=== Your goal ===
Quote the whole listing exactly. Leave the pictures out of your copy.

Charts and diagrams as code:
+---+

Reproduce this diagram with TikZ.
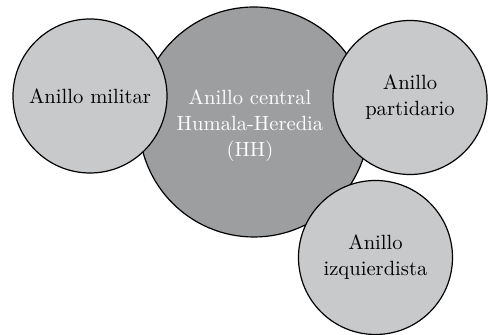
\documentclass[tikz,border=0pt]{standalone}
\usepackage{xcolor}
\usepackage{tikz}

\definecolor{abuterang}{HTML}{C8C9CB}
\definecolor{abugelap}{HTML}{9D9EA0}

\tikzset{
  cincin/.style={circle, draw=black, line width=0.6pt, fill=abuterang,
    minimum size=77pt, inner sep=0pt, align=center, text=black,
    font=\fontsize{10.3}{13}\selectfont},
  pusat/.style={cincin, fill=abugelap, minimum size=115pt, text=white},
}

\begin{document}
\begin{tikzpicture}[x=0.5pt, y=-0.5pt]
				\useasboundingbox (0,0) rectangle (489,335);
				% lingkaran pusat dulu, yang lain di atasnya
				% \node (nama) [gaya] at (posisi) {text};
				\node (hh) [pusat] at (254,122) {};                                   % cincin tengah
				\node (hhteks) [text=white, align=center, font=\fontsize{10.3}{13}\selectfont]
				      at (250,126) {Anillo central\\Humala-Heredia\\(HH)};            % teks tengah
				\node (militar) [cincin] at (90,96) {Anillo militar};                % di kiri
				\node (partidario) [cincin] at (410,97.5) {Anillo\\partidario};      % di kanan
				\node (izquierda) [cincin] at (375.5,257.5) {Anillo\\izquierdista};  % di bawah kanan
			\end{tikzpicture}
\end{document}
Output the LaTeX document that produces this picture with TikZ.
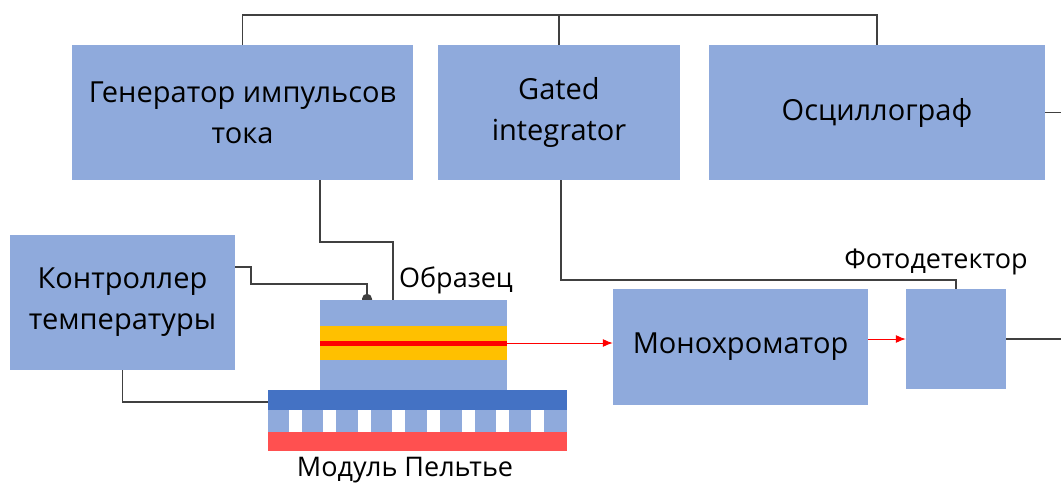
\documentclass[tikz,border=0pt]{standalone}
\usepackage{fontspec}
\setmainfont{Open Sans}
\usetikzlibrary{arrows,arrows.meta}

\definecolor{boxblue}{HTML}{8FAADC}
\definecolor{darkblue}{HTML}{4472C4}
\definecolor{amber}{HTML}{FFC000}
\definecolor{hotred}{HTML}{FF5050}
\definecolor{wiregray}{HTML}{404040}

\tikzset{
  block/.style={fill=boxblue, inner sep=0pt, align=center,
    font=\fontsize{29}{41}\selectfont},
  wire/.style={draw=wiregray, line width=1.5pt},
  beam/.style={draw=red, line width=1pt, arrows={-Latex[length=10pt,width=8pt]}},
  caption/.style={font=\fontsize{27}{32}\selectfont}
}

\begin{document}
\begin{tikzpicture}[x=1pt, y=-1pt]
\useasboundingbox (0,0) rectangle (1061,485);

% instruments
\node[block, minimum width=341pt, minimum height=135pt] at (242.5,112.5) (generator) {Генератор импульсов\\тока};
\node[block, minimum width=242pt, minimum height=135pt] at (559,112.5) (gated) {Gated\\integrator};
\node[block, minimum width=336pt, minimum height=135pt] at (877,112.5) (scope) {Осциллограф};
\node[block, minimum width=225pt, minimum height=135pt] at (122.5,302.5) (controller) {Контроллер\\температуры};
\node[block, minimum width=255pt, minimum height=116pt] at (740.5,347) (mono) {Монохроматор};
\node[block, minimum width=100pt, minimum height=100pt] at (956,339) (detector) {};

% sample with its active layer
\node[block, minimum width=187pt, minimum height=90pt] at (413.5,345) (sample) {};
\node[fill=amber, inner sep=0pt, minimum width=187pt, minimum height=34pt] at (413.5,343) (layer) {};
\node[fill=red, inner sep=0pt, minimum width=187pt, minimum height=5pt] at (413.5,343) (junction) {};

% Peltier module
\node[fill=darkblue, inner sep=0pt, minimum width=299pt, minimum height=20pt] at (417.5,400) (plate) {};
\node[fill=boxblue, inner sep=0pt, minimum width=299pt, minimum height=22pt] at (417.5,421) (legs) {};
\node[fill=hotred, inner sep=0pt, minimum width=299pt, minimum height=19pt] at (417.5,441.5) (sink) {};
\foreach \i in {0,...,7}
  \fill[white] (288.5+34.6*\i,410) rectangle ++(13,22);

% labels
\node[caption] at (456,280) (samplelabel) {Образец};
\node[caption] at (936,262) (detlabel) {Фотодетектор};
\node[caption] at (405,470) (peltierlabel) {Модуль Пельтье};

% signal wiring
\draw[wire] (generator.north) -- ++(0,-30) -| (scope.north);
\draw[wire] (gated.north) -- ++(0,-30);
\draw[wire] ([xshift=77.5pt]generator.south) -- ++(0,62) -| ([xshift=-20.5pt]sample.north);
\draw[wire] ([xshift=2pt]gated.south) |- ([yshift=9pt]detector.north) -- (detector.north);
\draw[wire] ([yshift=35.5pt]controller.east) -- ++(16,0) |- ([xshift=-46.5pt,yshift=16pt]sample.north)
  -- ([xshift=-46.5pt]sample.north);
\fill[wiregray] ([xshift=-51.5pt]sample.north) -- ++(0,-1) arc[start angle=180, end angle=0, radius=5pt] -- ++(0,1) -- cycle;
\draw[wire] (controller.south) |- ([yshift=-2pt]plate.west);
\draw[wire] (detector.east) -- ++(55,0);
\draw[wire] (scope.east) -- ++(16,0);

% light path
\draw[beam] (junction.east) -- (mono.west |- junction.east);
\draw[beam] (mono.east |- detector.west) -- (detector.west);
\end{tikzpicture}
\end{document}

+---+

=== Problem solution ===
Reproduce this diagram with TikZ.
\documentclass[tikz,border=0pt]{standalone}
\usepackage{xcolor}
\usepackage{tikz}

\definecolor{abuterang}{HTML}{C8C9CB}
\definecolor{abugelap}{HTML}{9D9EA0}

\tikzset{
  cincin/.style={circle, draw=black, line width=0.6pt, fill=abuterang,
    minimum size=77pt, inner sep=0pt, align=center, text=black,
    font=\fontsize{10.3}{13}\selectfont},
  pusat/.style={cincin, fill=abugelap, minimum size=115pt, text=white},
}

\begin{document}
\begin{tikzpicture}[x=0.5pt, y=-0.5pt]
				\useasboundingbox (0,0) rectangle (489,335);
				% lingkaran pusat dulu, yang lain di atasnya
				% \node (nama) [gaya] at (posisi) {text};
				\node (hh) [pusat] at (254,122) {};                                   % cincin tengah
				\node (hhteks) [text=white, align=center, font=\fontsize{10.3}{13}\selectfont]
				      at (250,126) {Anillo central\\Humala-Heredia\\(HH)};            % teks tengah
				\node (militar) [cincin] at (90,96) {Anillo militar};                % di kiri
				\node (partidario) [cincin] at (410,97.5) {Anillo\\partidario};      % di kanan
				\node (izquierda) [cincin] at (375.5,257.5) {Anillo\\izquierdista};  % di bawah kanan
			\end{tikzpicture}
\end{document}
Output the LaTeX document that produces this picture with TikZ.
\documentclass[tikz,border=0pt]{standalone}
\usepackage{fontspec}
\setmainfont{Open Sans}
\usetikzlibrary{arrows,arrows.meta}

\definecolor{boxblue}{HTML}{8FAADC}
\definecolor{darkblue}{HTML}{4472C4}
\definecolor{amber}{HTML}{FFC000}
\definecolor{hotred}{HTML}{FF5050}
\definecolor{wiregray}{HTML}{404040}

\tikzset{
  block/.style={fill=boxblue, inner sep=0pt, align=center,
    font=\fontsize{29}{41}\selectfont},
  wire/.style={draw=wiregray, line width=1.5pt},
  beam/.style={draw=red, line width=1pt, arrows={-Latex[length=10pt,width=8pt]}},
  caption/.style={font=\fontsize{27}{32}\selectfont}
}

\begin{document}
\begin{tikzpicture}[x=1pt, y=-1pt]
\useasboundingbox (0,0) rectangle (1061,485);

% instruments
\node[block, minimum width=341pt, minimum height=135pt] at (242.5,112.5) (generator) {Генератор импульсов\\тока};
\node[block, minimum width=242pt, minimum height=135pt] at (559,112.5) (gated) {Gated\\integrator};
\node[block, minimum width=336pt, minimum height=135pt] at (877,112.5) (scope) {Осциллограф};
\node[block, minimum width=225pt, minimum height=135pt] at (122.5,302.5) (controller) {Контроллер\\температуры};
\node[block, minimum width=255pt, minimum height=116pt] at (740.5,347) (mono) {Монохроматор};
\node[block, minimum width=100pt, minimum height=100pt] at (956,339) (detector) {};

% sample with its active layer
\node[block, minimum width=187pt, minimum height=90pt] at (413.5,345) (sample) {};
\node[fill=amber, inner sep=0pt, minimum width=187pt, minimum height=34pt] at (413.5,343) (layer) {};
\node[fill=red, inner sep=0pt, minimum width=187pt, minimum height=5pt] at (413.5,343) (junction) {};

% Peltier module
\node[fill=darkblue, inner sep=0pt, minimum width=299pt, minimum height=20pt] at (417.5,400) (plate) {};
\node[fill=boxblue, inner sep=0pt, minimum width=299pt, minimum height=22pt] at (417.5,421) (legs) {};
\node[fill=hotred, inner sep=0pt, minimum width=299pt, minimum height=19pt] at (417.5,441.5) (sink) {};
\foreach \i in {0,...,7}
  \fill[white] (288.5+34.6*\i,410) rectangle ++(13,22);

% labels
\node[caption] at (456,280) (samplelabel) {Образец};
\node[caption] at (936,262) (detlabel) {Фотодетектор};
\node[caption] at (405,470) (peltierlabel) {Модуль Пельтье};

% signal wiring
\draw[wire] (generator.north) -- ++(0,-30) -| (scope.north);
\draw[wire] (gated.north) -- ++(0,-30);
\draw[wire] ([xshift=77.5pt]generator.south) -- ++(0,62) -| ([xshift=-20.5pt]sample.north);
\draw[wire] ([xshift=2pt]gated.south) |- ([yshift=9pt]detector.north) -- (detector.north);
\draw[wire] ([yshift=35.5pt]controller.east) -- ++(16,0) |- ([xshift=-46.5pt,yshift=16pt]sample.north)
  -- ([xshift=-46.5pt]sample.north);
\fill[wiregray] ([xshift=-51.5pt]sample.north) -- ++(0,-1) arc[start angle=180, end angle=0, radius=5pt] -- ++(0,1) -- cycle;
\draw[wire] (controller.south) |- ([yshift=-2pt]plate.west);
\draw[wire] (detector.east) -- ++(55,0);
\draw[wire] (scope.east) -- ++(16,0);

% light path
\draw[beam] (junction.east) -- (mono.west |- junction.east);
\draw[beam] (mono.east |- detector.west) -- (detector.west);
\end{tikzpicture}
\end{document}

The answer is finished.